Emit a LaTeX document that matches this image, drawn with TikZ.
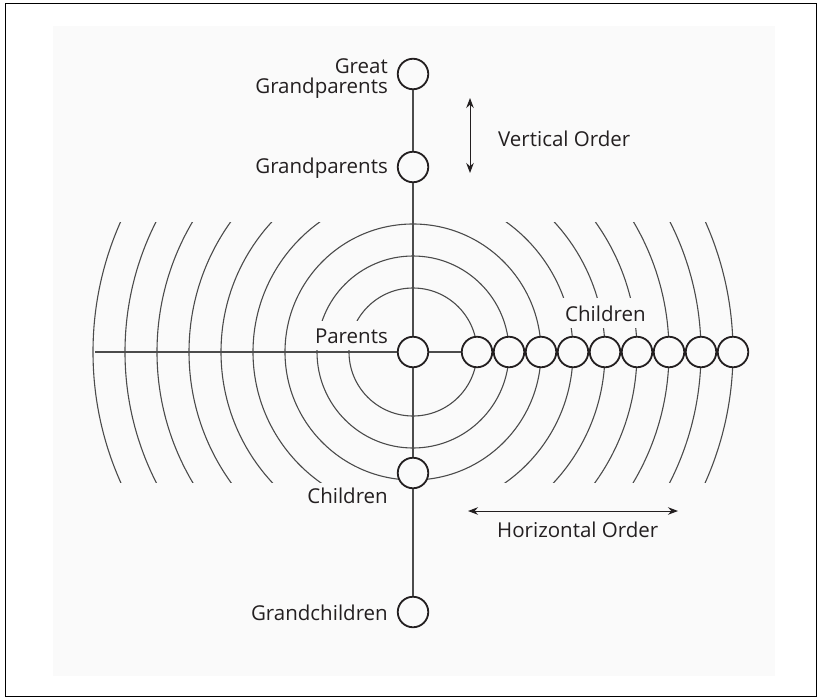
\documentclass[tikz,border=0pt]{standalone}
\usepackage{fontspec}
\setmainfont{Open Sans}
\usetikzlibrary{arrows.meta}
\definecolor{bg}{RGB}{250,250,250}
\definecolor{ink}{RGB}{35,31,32}
\definecolor{ringc}{RGB}{75,75,75}
\begin{document}
\begin{tikzpicture}[x=1pt,y=-1pt,
  ring/.style={draw=ringc, line width=1.1pt},
  axis/.style={draw=ringc, line width=1.2pt},
  dot/.style={circle, draw=ink, line width=1.8pt, fill=bg, minimum size=30.5pt, inner sep=0pt},
  lab/.style={font=\fontsize{20.5}{20.5}\selectfont, text=ink, inner sep=0pt},
  gaplab/.style={lab, fill=bg, inner xsep=6pt, inner ysep=7pt},
  arr/.style={draw=ink, line width=1pt, {Stealth[length=10pt,width=7.5pt]}-{Stealth[length=10pt,width=7.5pt]}}]
\useasboundingbox (0,0) rectangle (819,699);
% frame and faint panel
\fill[white] (0,0) rectangle (819,699);
\fill[bg] (53,26) rectangle (775,676);
\draw[black, line width=1.6pt] (5.5,3.5) rectangle (816.5,696.5);
% rings clipped to a band
\begin{scope}
  \clip (0,222) rectangle (819,482);
  \foreach \r in {64,96,...,320}
    \draw[ring] (413,352) circle[radius=\r];
\end{scope}
% labels that interrupt the rings
\node[gaplab, anchor=base east] (tpar) at (394,343) {Parents};
\node[gaplab, anchor=base west] (tch1) at (559,321) {Children};
% nodes
\node[dot] (gg) at (413,74) {};
\node[dot] (g) at (413,167) {};
\node[dot] (p) at (413,352) {};
\node[dot] (c) at (413,473) {};
\node[dot] (gc) at (413,612) {};
\foreach \i in {1,...,9}
  \node[dot] (k\i) at (445+32*\i,352) {};
\coordinate (hl) at (95,352);
% axes
\draw[axis] (gg) -- (g);
\draw[axis] (g) -- (p);
\draw[axis] (p) -- (c);
\draw[axis] (c) -- (gc);
\draw[axis] (hl) -- (p);
\draw[axis] (p) -- (k1);
% other labels
\node[lab, align=right, anchor=north east] (tgg) at (388,58) {Great\\Grandparents};
\node[lab, anchor=base east] (tg) at (388,173) {Grandparents};
\node[lab, anchor=base east] (tch2) at (388,503) {Children};
\node[lab, anchor=base east] (tgc) at (388,620) {Grandchildren};
\node[lab, anchor=base west] (tvo) at (498,146) {Vertical Order};
\node[lab, anchor=base west] (tho) at (497,537) {Horizontal Order};
% arrows
\coordinate (va) at (470,98);
\coordinate (vb) at (470,173);
\coordinate (ha) at (468,511);
\coordinate (hb) at (678,511);
\draw[arr] (va) -- (vb);
\draw[arr] (ha) -- (hb);
\end{tikzpicture}
\end{document}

**WRITTEN REQUEST**
Locate all lines in the listing above with the word "that" and copy them.

**FULL OUTPUT**
Emit a LaTeX document that matches this image, drawn with TikZ.
% labels that interrupt the rings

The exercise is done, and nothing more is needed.